GRAND RAPIDS, Mich. -- Spartan Stores here said last week it expects to double sales to $7 billion by the end of fiscal 2005 through additional acquisitions and internal growth initiatives.
The company also said it expects to increase earnings per share 10% in fiscal 2001 and approximately 20% the following year.
Spartan, which became a public company in August, released results for its first quarter as a public company last week, which showed increases in sales and earnings for the second quarter and first half ended Sept. 9.
Speaking to securities analysts in a conference call last week, James B. Meyer, chairman and chief executive officer, said Spartan expects to grow its retail division through acquisitions, including buying up wholesale customers who opt to leave the business. "As the competitive landscape evolves, we can be the exit strategy of choice for many of the 400 independent customers we serve as a wholesaler," he said.
Meyer said the company's retail operations -- consisting of 119 stores acquired since January 1999 -- account for 36% of Spartan's total sales.
According to Meyer, the loss of locally-based D&W Food Centers as a customer, which becomes effective Nov. 1, will not have a significant impact on financial results. D&W represents less than 4% of total revenues, he noted.
"We understand the risks of a retail strategy -- and it's possible other independent customers will leave -- but we feel the benefits far outweigh the risks," Meyer said. "The loss of D&W will be offset by cost-cutting measures and improved efficiencies, and it won't significantly impact our overall results."
Asked how Spartan expects to fit into the retail environment, Meyer replied, "We've changed very rapidly in just two years as we've recognized that to continue as a distributor only, with no retail presence, was a strategy with a clouded future at best. So we've redefined who we are -- a self-distributing regional chain with a distribution segment that meets the needs of independent wholesale customers."

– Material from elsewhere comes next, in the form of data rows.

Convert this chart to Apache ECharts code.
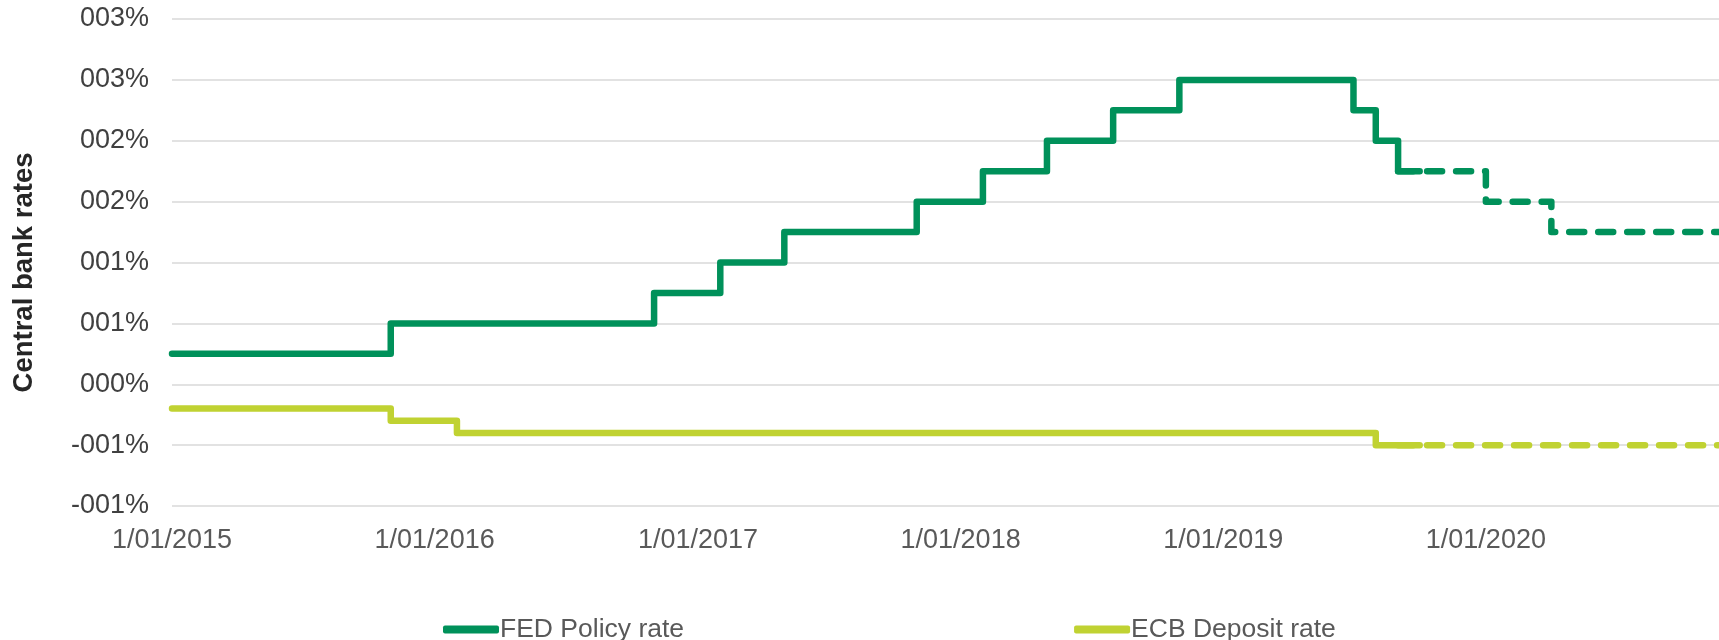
<!DOCTYPE html>
<html>
<head>
<meta charset="utf-8">
<script src="https://cdn.jsdelivr.net/npm/echarts@6/dist/echarts.min.js"></script>
<style>
    html, body { margin: 0; padding: 0; background: #fff; }
    #chart { width: 1719px; height: 640px; }
</style>
</head>
<body>
<div id="chart"></div>
<script>
// rates in %, each point is the date a new level starts
var fedSolid = [
    ['2015-01-01', 0.25], ['2015-11-01', 0.5], ['2016-11-01', 0.75],
    ['2017-02-01', 1.0], ['2017-05-01', 1.25], ['2017-11-01', 1.5],
    ['2018-02-01', 1.75], ['2018-05-01', 2.0], ['2018-08-01', 2.25],
    ['2018-11-01', 2.5], ['2019-07-01', 2.25], ['2019-08-01', 2.0],
    ['2019-09-01', 1.75], ['2019-10-01', 1.75]
];
var fedDashed = [
    ['2019-09-01', 1.75], ['2020-01-01', 1.5], ['2020-04-01', 1.25], ['2020-11-20', 1.25]
];
var ecbSolid = [
    ['2015-01-01', -0.2], ['2015-11-01', -0.3], ['2016-02-01', -0.4],
    ['2019-08-01', -0.5], ['2019-10-01', -0.5]
];
var ecbDashed = [
    ['2019-09-01', -0.5], ['2020-11-20', -0.5]
];
var seriesNames = ['FED Policy rate', 'ECB Deposit rate'];
var xStart = '2015-01-01';
var xEnd = '2020-11-20';

var FED_COLOR = '#00915a';
var ECB_COLOR = '#c0d232';
var FONT = 'Liberation Sans, Arial, sans-serif';
var YEAR_MS = 365 * 24 * 3600 * 1000;

function pctLabel(v) {
    // "000%" style: rounded away from zero, three digits
    var n = Math.round(Math.abs(v));
    var s = String(n);
    while (s.length < 3) s = '0' + s;
    return (v < 0 ? '-' : '') + s + '%';
}

function pad2(n) {
    return n < 10 ? '0' + n : '' + n;
}

function stepLine(name, data, color, dashed) {
    return {
        type: 'line',
        name: name,
        data: data,
        step: 'end',
        symbol: 'none',
        silent: true,
        lineStyle: {
            color: color,
            width: 6.5,
            type: dashed ? [15, 14] : 'solid',
            cap: 'round',
            join: 'round'
        },
        itemStyle: { color: color }
    };
}

var chart = echarts.init(document.getElementById('chart'), null, { renderer: 'canvas' });

chart.setOption({
    animation: false,
    backgroundColor: '#fff',
    grid: {
        left: 172,
        right: 0,
        top: 19,
        bottom: 134,
        outerBoundsMode: 'none'
    },
    legend: {
        data: seriesNames,
        top: 611,
        left: 438,
        itemGap: 390,
        itemWidth: 56,
        itemHeight: 8,
        icon: 'roundRect',
        textStyle: {
            fontFamily: FONT,
            fontSize: 26.5,
            color: '#595959',
            padding: [0, 0, 0, -4]
        }
    },
    xAxis: {
        type: 'time',
        min: xStart,
        max: xEnd,
        minInterval: YEAR_MS,
        maxInterval: YEAR_MS + 2 * 24 * 3600 * 1000,
        axisLine: { show: false },
        axisTick: { show: false },
        splitLine: { show: false },
        axisLabel: {
            fontFamily: FONT,
            fontSize: 27,
            color: '#595959',
            margin: 21,
            hideOverlap: false,
            formatter: function (v) {
                var d = new Date(v);
                return d.getDate() + '/' + pad2(d.getMonth() + 1) + '/' + d.getFullYear();
            }
        }
    },
    yAxis: {
        type: 'value',
        min: -1,
        max: 3,
        interval: 0.5,
        name: 'Central bank rates',
        nameLocation: 'middle',
        nameRotate: 90,
        nameGap: 134,
        nameTextStyle: {
            fontFamily: FONT,
            fontSize: 27.5,
            fontWeight: 'bold',
            color: '#262626',
            padding: [0, 20, 0, 0]
        },
        axisLine: { show: false },
        axisTick: { show: false },
        splitLine: { lineStyle: { color: '#d9d9d9', width: 1.5 } },
        axisLabel: {
            fontFamily: FONT,
            fontSize: 27,
            color: '#404040',
            margin: 23,
            formatter: pctLabel
        }
    },
    series: [
        stepLine(seriesNames[0], fedSolid, FED_COLOR, false),
        stepLine(seriesNames[0], fedDashed, FED_COLOR, true),
        stepLine(seriesNames[1], ecbSolid, ECB_COLOR, false),
        stepLine(seriesNames[1], ecbDashed, ECB_COLOR, true)
    ]
});
</script>
</body>
</html>
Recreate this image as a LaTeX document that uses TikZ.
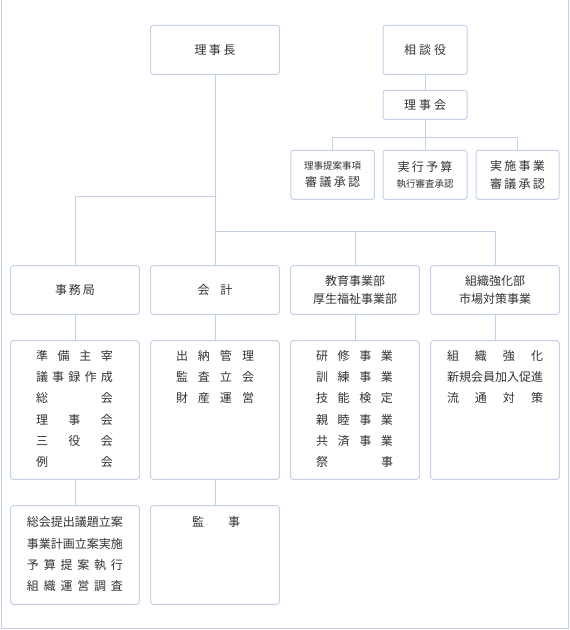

He said the company has no qualms about competing with supercenters "because we share a hometown with Meijer. For 80 years we've grown up with them and our wholesale customers have competed against them.
"The goal of our stores is to develop as an alternative to supercenters. We believe there will always be a place for a good, independent-minded alternative to supercenters, and our objective is to be that company, and we believe we can be successful by offering more convenient locations with a local focus."
According to Joel Barton, Spartan vice president, retail, "We're not trying to imitate supercenters but to offer an alternative. Our stores are neighborhood markets that connect with the demographics and dynamics of local customers by offering good values through focused marketing and effective category management, plus a multi-tiered private label program that offers items consumers can't buy elsewhere."
The company said sales rose 9.2% to $784.9 million for the 12-week quarter and 7.6% to $1.5 billion for the first half, while net income rose 75.3% to $9.0 million for the quarter and 26.6% to $12.7 million for the half. Same-store sales for its retail division rose 5%, Meyer said, of which less than 1% resulted from moving to Sunday openings in the Grand Rapids market.